(Data listing)
======

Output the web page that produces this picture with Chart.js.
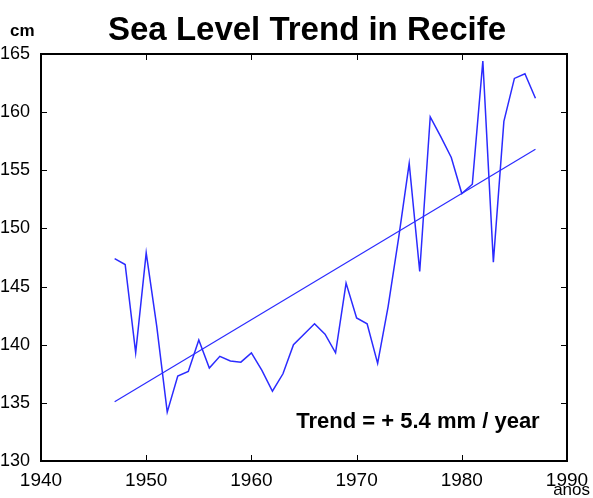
<!DOCTYPE html>
<html>
<head>
<meta charset="utf-8">
<script src="https://cdn.jsdelivr.net/npm/chart.js@4/dist/chart.umd.min.js"></script>
<style>
  body { margin: 0; background: #fff; }
  #wrap { width: 593px; height: 498px; }
</style>
</head>
<body>
<div id="wrap"><canvas id="myChart" width="593" height="498"></canvas></div>
<script>
// yearly mean sea level (cm)
const years = [1947, 1948, 1949, 1950, 1951, 1952, 1953, 1954, 1955, 1956,
  1957, 1958, 1959, 1960, 1961, 1962, 1963, 1964, 1965, 1966,
  1967, 1968, 1969, 1970, 1971, 1972, 1973, 1974, 1975, 1976,
  1977, 1978, 1979, 1980, 1981, 1982, 1983, 1984, 1985, 1986, 1987];
const seaLevel = [147.4, 146.9, 139.3, 147.9, 141.6, 134.2, 137.3, 137.7, 140.4, 138.0,
  139.0, 138.6, 138.5, 139.3, 137.8, 136.0, 137.5, 140.0, 140.9, 141.8,
  140.9, 139.3, 145.3, 142.3, 141.8, 138.4, 143.3, 149.2, 155.6, 146.3,
  159.6, 157.9, 156.1, 153.0, 153.8, 164.4, 147.1, 159.2, 162.9, 163.3, 161.2];

// trend line end points
const trendYears = [1947, 1987];
const trendValues = [135.1, 156.8];

const xTicks = [1940, 1950, 1960, 1970, 1980, 1990];
const yTicks = [130, 135, 140, 145, 150, 155, 160, 165];

const titleText = "Sea Level Trend in Recife";
const trendText = "Trend = + 5.4 mm / year";
const yUnit = "cm";
const xUnit = "anos";

const lineColor = "#2b2bff";
const font = "'Liberation Sans', Arial, sans-serif";

// box, inward ticks and the loose texts
const framePlugin = {
  id: "frame",
  afterDraw(chart) {
    const c = chart.ctx;
    const a = chart.chartArea;
    const xs = chart.scales.x;
    const ys = chart.scales.y;
    c.save();
    c.strokeStyle = "#000";
    c.lineWidth = 2;
    c.strokeRect(a.left, a.top, a.right - a.left, a.bottom - a.top);
    c.lineWidth = 1;
    c.beginPath();
    xTicks.slice(1, -1).forEach((v) => {
      const px = Math.round(xs.getPixelForValue(v)) + 0.5;
      c.moveTo(px, a.bottom); c.lineTo(px, a.bottom - 6);
      c.moveTo(px, a.top); c.lineTo(px, a.top + 6);
    });
    yTicks.slice(1, -1).forEach((v) => {
      const py = Math.round(ys.getPixelForValue(v)) + 0.5;
      c.moveTo(a.left, py); c.lineTo(a.left + 6, py);
      c.moveTo(a.right, py); c.lineTo(a.right - 6, py);
    });
    c.stroke();

    c.fillStyle = "#000";
    c.textBaseline = "alphabetic";
    c.textAlign = "center";
    c.font = "bold 33px " + font;
    c.fillText(titleText, 307, 40);
    c.font = "bold 22px " + font;
    c.fillText(trendText, 418, 428);
    c.textAlign = "left";
    c.font = "bold 17px " + font;
    c.fillText(yUnit, 10, 36);
    c.textAlign = "right";
    c.font = "17px " + font;
    c.fillText(xUnit, 590, 495);
    c.restore();
  },
};

const ctx = document.getElementById("myChart").getContext("2d");
const myChart = new Chart(ctx, {
  type: "line",
  data: {
    datasets: [
      {
        label: "Sea level",
        data: years.map((y, i) => ({ x: y, y: seaLevel[i] })),
        borderColor: lineColor,
        borderWidth: 1.5,
        pointRadius: 0,
        tension: 0,
      },
      {
        label: "Trend",
        data: trendYears.map((y, i) => ({ x: y, y: trendValues[i] })),
        borderColor: lineColor,
        borderWidth: 1.2,
        pointRadius: 0,
      },
    ],
  },
  options: {
    responsive: false,
    animation: false,
    layout: { padding: { top: 54, right: 26, left: 0, bottom: 0 } },
    plugins: {
      legend: { display: false },
      tooltip: { enabled: false },
    },
    scales: {
      x: {
        type: "linear",
        min: 1940,
        max: 1990,
        grid: { display: false },
        border: { display: false },
        afterBuildTicks: (s) => { s.ticks = xTicks.map((v) => ({ value: v })); },
        afterFit: (s) => { s.height = 37; },
        ticks: {
          color: "#000",
          padding: 0,
          maxRotation: 0,
          font: { family: font, size: 19 },
          callback: (v) => String(v),
        },
      },
      y: {
        min: 130,
        max: 165,
        grid: { display: false },
        border: { display: false },
        afterBuildTicks: (s) => { s.ticks = yTicks.map((v) => ({ value: v })); },
        afterFit: (s) => { s.width = 41; },
        ticks: {
          color: "#000",
          padding: 3,
          font: { family: font, size: 18 },
          callback: (v) => String(v),
        },
      },
    },
  },
  plugins: [framePlugin],
});
</script>
</body>
</html>
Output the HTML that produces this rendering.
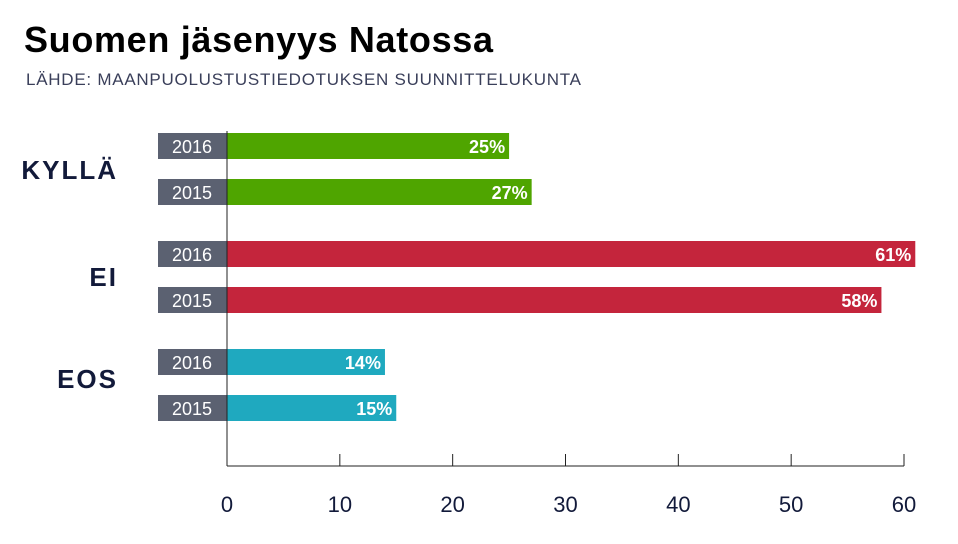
<!DOCTYPE html>
<html><head><meta charset="utf-8"><style>
body{margin:0;background:#fff;width:958px;height:539px;overflow:hidden;font-family:"Liberation Sans",sans-serif}
</style></head><body>
<svg width="958" height="539">
<text x="24" y="52" font-size="36" font-weight="bold" fill="#000" style="letter-spacing:-1px" textLength="468">Suomen jäsenyys Natossa</text>
<text x="26" y="85" font-size="17" fill="#3a3f5a" textLength="556" style="letter-spacing:1px">LÄHDE: MAANPUOLUSTUSTIEDOTUKSEN SUUNNITTELUKUNTA</text>
<g id="plot"></g>
</svg>
<script>
const groups=["KYLLÄ","EI","EOS"];
const years=["2016","2015"];
const values=[[25,27],[61,58],[14,15]];
const colors=["#4fa500","#c4253c","#1fa9bf"];
const ticks=[0,10,20,30,40,50,60];
const NS="http://www.w3.org/2000/svg";
const g=document.getElementById("plot");
const x0=227,x1=904,xmax=60;
const xs=v=>x0+(x1-x0)*v/xmax;
const labelOffsets=[46,45,39];
function mk(t,a,txt){const e=document.createElementNS(NS,t);for(const k in a)e.setAttribute(k,a[k]);if(txt!=null)e.textContent=txt;g.appendChild(e);return e;}
values.forEach((vals,gi)=>{
  const gy=133+gi*108;
  const lab=mk("text",{x:118,y:gy+labelOffsets[gi],"font-size":26,"font-weight":"bold",fill:"#121a3a","text-anchor":"end","letter-spacing":"2"},groups[gi]);
  
  
  vals.forEach((v,yi)=>{
    const y=gy+yi*46;
    const yb=mk("rect",{x:158,y:y,width:69,height:26,fill:"#5b6171"});
    
    
    const yt=mk("text",{x:192,y:y+20,"font-size":18,fill:"#fff","text-anchor":"middle"},years[yi]);
    
    
    const b=mk("rect",{x:x0,y:y,width:xs(v)-x0,height:26,fill:colors[gi]});
    
    
    const vt=mk("text",{x:xs(v)-4,y:y+20,"font-size":18,"font-weight":"bold",fill:"#fff","text-anchor":"end"},v+"%");
    
    
  });
});
const ya=mk("line",{x1:x0,y1:131,x2:x0,y2:466,stroke:"#222","stroke-width":1});


const xa=mk("line",{x1:x0,y1:466,x2:x1,y2:466,stroke:"#222","stroke-width":1});


ticks.forEach(t=>{
  const tl=mk("line",{x1:xs(t),y1:454,x2:xs(t),y2:466,stroke:"#222","stroke-width":1});
  
  
  const tt=mk("text",{x:xs(t),y:512,"font-size":22,fill:"#121a3a","text-anchor":"middle"},String(t));
  
  
});
</script>
</body></html>
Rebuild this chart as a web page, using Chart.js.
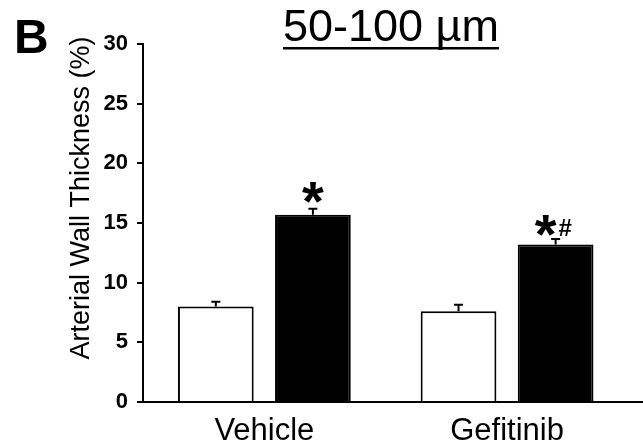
<!DOCTYPE html>
<html>
<head>
<meta charset="utf-8">
<script src="https://cdn.jsdelivr.net/npm/chart.js@4.4.1/dist/chart.umd.min.js"></script>
<style>
  html, body { margin: 0; padding: 0; background: #fff; }
  #wrap { width: 643px; height: 444px; position: relative; }
</style>
</head>
<body>
<div id="wrap"><canvas id="chart" width="643" height="444"></canvas></div>
<script>
// values
const groups = ['Vehicle', 'Gefitinib'];
const controlMeans = [8.0, 7.6];
const controlErr = [0.4, 0.55];
const treatedMeans = [15.7, 13.2];
const treatedErr = [0.5, 0.45];
const yTicks = [0, 5, 10, 15, 20, 25, 30];
const markers = [
    { dataset: 1, index: 0, star: '*', hash: '' },
    { dataset: 1, index: 1, star: '*', hash: '#' }
];

const means = [controlMeans, treatedMeans];
const errs = [controlErr, treatedErr];

const errorBars = {
    id: 'errorBars',
    afterDatasetsDraw(chart) {
        const ctx = chart.ctx;
        const y = chart.scales.y;
        ctx.save();
        ctx.strokeStyle = '#000';
        ctx.lineWidth = 2;
        chart.data.datasets.forEach((ds, i) => {
            chart.getDatasetMeta(i).data.forEach((bar, j) => {
                const top = y.getPixelForValue(means[i][j] + errs[i][j]);
                ctx.beginPath();
                ctx.moveTo(bar.x, bar.y);
                ctx.lineTo(bar.x, top);
                ctx.moveTo(bar.x - 4.5, top);
                ctx.lineTo(bar.x + 4.5, top);
                ctx.stroke();
            });
        });
        ctx.restore();
    }
};

const labels = {
    id: 'labels',
    afterDraw(chart) {
        const ctx = chart.ctx;
        const y = chart.scales.y;
        ctx.save();
        ctx.fillStyle = '#000';

        // panel letter
        ctx.font = 'bold 48px "Liberation Sans", Arial, sans-serif';
        ctx.textAlign = 'left';
        ctx.textBaseline = 'alphabetic';
        ctx.fillText('B', 14, 53);

        // title, underlined
        ctx.font = '45px "Liberation Sans", Arial, sans-serif';
        ctx.textAlign = 'center';
        const title = '50-100 µm';
        const tw = ctx.measureText(title).width;
        ctx.fillText(title, 391, 41);
        ctx.fillRect(391 - tw / 2, 47, tw, 2.5);

        // y axis title
        ctx.save();
        ctx.translate(89, 198);
        ctx.rotate(-Math.PI / 2);
        ctx.font = '27px "Liberation Sans", Arial, sans-serif';
        ctx.textAlign = 'center';
        ctx.textBaseline = 'alphabetic';
        ctx.fillText('Arterial Wall Thickness (%)', 0, 0);
        ctx.restore();

        // significance marks
        markers.forEach(m => {
            const bar = chart.getDatasetMeta(m.dataset).data[m.index];
            const top = y.getPixelForValue(means[m.dataset][m.index] + errs[m.dataset][m.index]);
            ctx.font = 'bold 56px "Liberation Sans", Arial, sans-serif';
            ctx.textAlign = 'center';
            ctx.textBaseline = 'alphabetic';
            const mt = ctx.measureText(m.star);
            const sx = m.hash ? bar.x - 10 : bar.x;
            ctx.fillText(m.star, sx, top - (m.hash ? 3 : 6) - mt.actualBoundingBoxDescent);
            if (m.hash) {
                ctx.font = 'bold 24px "Liberation Sans", Arial, sans-serif';
                ctx.textAlign = 'left';
                ctx.fillText(m.hash, bar.x + 3, top - 3);
            }
        });
        ctx.restore();
    }
};

const ctx = document.getElementById('chart').getContext('2d');
new Chart(ctx, {
    type: 'bar',
    data: {
        datasets: [{
            label: 'Control',
            data: controlMeans.map((v, i) => ({ x: i, y: v })),
            backgroundColor: '#fff',
            borderColor: '#000',
            borderWidth: 2,
            borderSkipped: 'bottom'
        }, {
            label: 'Treated',
            data: treatedMeans.map((v, i) => ({ x: i, y: v })),
            backgroundColor: '#000',
            borderColor: '#000',
            borderWidth: 2,
            borderSkipped: 'bottom'
        }]
    },
    options: {
        responsive: false,
        animation: false,
        events: [],
        categoryPercentage: 0.8,
        barPercentage: 0.78,
        layout: { padding: { top: 44, right: 0, left: 0, bottom: 0 } },
        plugins: { legend: { display: false }, tooltip: { enabled: false }, title: { display: false } },
        scales: {
            x: {
                type: 'linear',
                offset: false,
                min: -0.5,
                max: 1.56,
                afterFit(scale) { scale.height = 42; },
                afterBuildTicks(scale) { scale.ticks = groups.map((g, i) => ({ value: i })); },
                grid: { display: false, offset: false },
                border: { display: true, color: '#000', width: 2 },
                ticks: {
                    autoSkip: false,
                    maxRotation: 0,
                    padding: 3,
                    color: '#000',
                    font: { family: '"Liberation Sans", Arial, sans-serif', size: 31 },
                    callback: v => groups[v]
                }
            },
            y: {
                min: 0,
                max: 30,
                afterFit(scale) { scale.width = 143; },
                afterBuildTicks(scale) { scale.ticks = yTicks.map(v => ({ value: v })); },
                grid: { drawOnChartArea: false, drawTicks: true, tickLength: 6, color: '#000', lineWidth: 2 },
                border: { display: true, color: '#000', width: 2 },
                ticks: {
                    padding: 9,
                    color: '#000',
                    font: { family: '"Liberation Sans", Arial, sans-serif', size: 22, weight: 'bold' }
                }
            }
        }
    },
    plugins: [errorBars, labels]
});
</script>
</body>
</html>
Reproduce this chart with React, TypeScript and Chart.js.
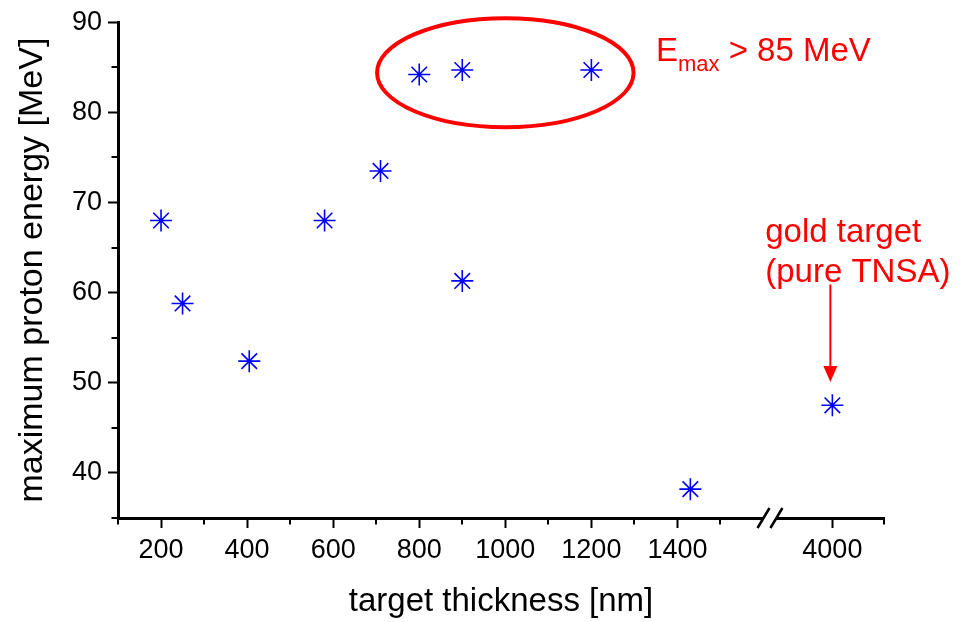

======

Repeat exactly, and only, the lines between the line holding "Rebuild this chart" and the line holding "ctx.fillStyle = '#000';", inclusive, leaving pictures out.

Rebuild this chart as a web page, using Chart.js.
<!DOCTYPE html>
<html>
<head>
<meta charset="utf-8">
<script src="https://cdn.jsdelivr.net/npm/chart.js@4.4.1/dist/chart.umd.min.js"></script>
<style>
  html, body { margin: 0; padding: 0; background: #fff; }
  #wrap { width: 643px; height: 444px; position: relative; }
</style>
</head>
<body>
<div id="wrap"><canvas id="chart" width="643" height="444"></canvas></div>
<script>
// values
const groups = ['Vehicle', 'Gefitinib'];
const controlMeans = [8.0, 7.6];
const controlErr = [0.4, 0.55];
const treatedMeans = [15.7, 13.2];
const treatedErr = [0.5, 0.45];
const yTicks = [0, 5, 10, 15, 20, 25, 30];
const markers = [
    { dataset: 1, index: 0, star: '*', hash: '' },
    { dataset: 1, index: 1, star: '*', hash: '#' }
];

const means = [controlMeans, treatedMeans];
const errs = [controlErr, treatedErr];

const errorBars = {
    id: 'errorBars',
    afterDatasetsDraw(chart) {
        const ctx = chart.ctx;
        const y = chart.scales.y;
        ctx.save();
        ctx.strokeStyle = '#000';
        ctx.lineWidth = 2;
        chart.data.datasets.forEach((ds, i) => {
            chart.getDatasetMeta(i).data.forEach((bar, j) => {
                const top = y.getPixelForValue(means[i][j] + errs[i][j]);
                ctx.beginPath();
                ctx.moveTo(bar.x, bar.y);
                ctx.lineTo(bar.x, top);
                ctx.moveTo(bar.x - 4.5, top);
                ctx.lineTo(bar.x + 4.5, top);
                ctx.stroke();
            });
        });
        ctx.restore();
    }
};

const labels = {
    id: 'labels',
    afterDraw(chart) {
        const ctx = chart.ctx;
        const y = chart.scales.y;
        ctx.save();
        ctx.fillStyle = '#000';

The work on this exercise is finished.